Example of the Failure to Understand the Relevant Axis of Competition
An organization I did some consulting for that fell for this trap: The small business was in the black year after year and experienced phenomenal growth because they were smart enough (and lucky enough) to pick an unexplored niche that would eventually blossom. Throughout the process, they accumulated a lot of technical debt even though the extent of the technology involved posting data from a web form to a database and manipulating that data on the back end for marketing/financial purposes. The response to the growing technical debt wasn’t to simplify the process, but rather to expand and try and compete on the Axis of Technology.
But this was a huge mistake – the company competed on the Axis of Marketing and had a large economic First Mover advantage. Remember, the entire extent of the technical interactions of the company involved posting data from a web form, storing it into a database, and manipulating said data. Marketing specialists tracked SEO-related data and made projections from these posts and sales people used the data to show off the dominance of the company in this small industry. To make such a huge paradigm shift in an attempt to compete on the Axis of Technology made no sense – the company did not succeed because of its superior technology department, but rather because of the first mover advantage and a solid foundation of sales/marketing.
They ported their technology to a more complicated and expensive platform, changing the base language everything was programmed in, and completely overhauled the existing database, requiring a giant migration of the data to the new schema. They hired all new developers and executive staff to oversee the change, leaving the Sales and Marketing departments in the dust – making huge promises that could never be met due to the technical debt that had accumulated and the problems that would invariably crop up as a result of trying to migrate millions of rows of poorly laid-out data into a brand new invented schema.
The organization was able to make these changes because they promised the moon to the business units – unification of tools, better access to data, and faster reports!

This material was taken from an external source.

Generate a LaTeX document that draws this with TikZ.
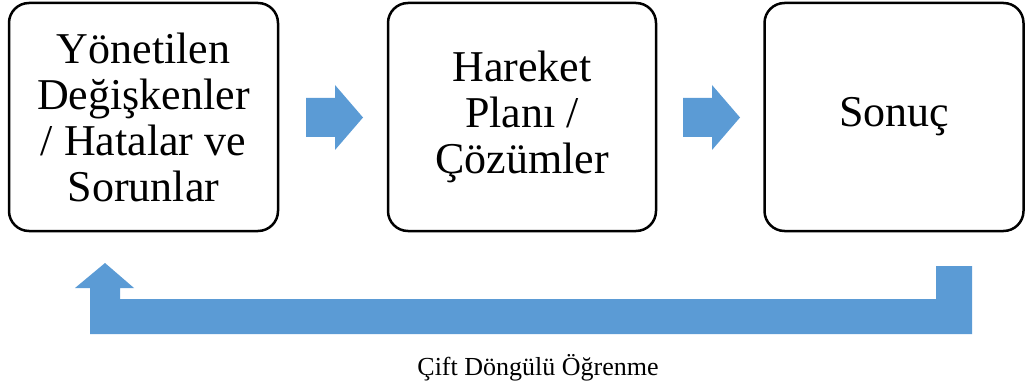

It didn’t happen: The migration was an enormous failure, the implementation of a more complicated programming foundation flopped, the tools became worse, and sales have been steadily dropping while company morale plunged.
Due to the fractured database structure, the organization now maintains a legacy database and a post-migration database – both of which have differing schemas and do not blend whatsoever. Their products exist on two platforms and all new employees must learn two separate systems, both of which have rapid changes inflicted on them due to exponentially-increasing technical debt.
All of this happened because the organization failed to understand what axis it competed on, and tried to get too fancy. In this age of specialization, right-pricing, and cheap outsourced labor, you simply cannot afford to make these types of mistakes and hope to remain relevant – or even solvent – in today’s economy.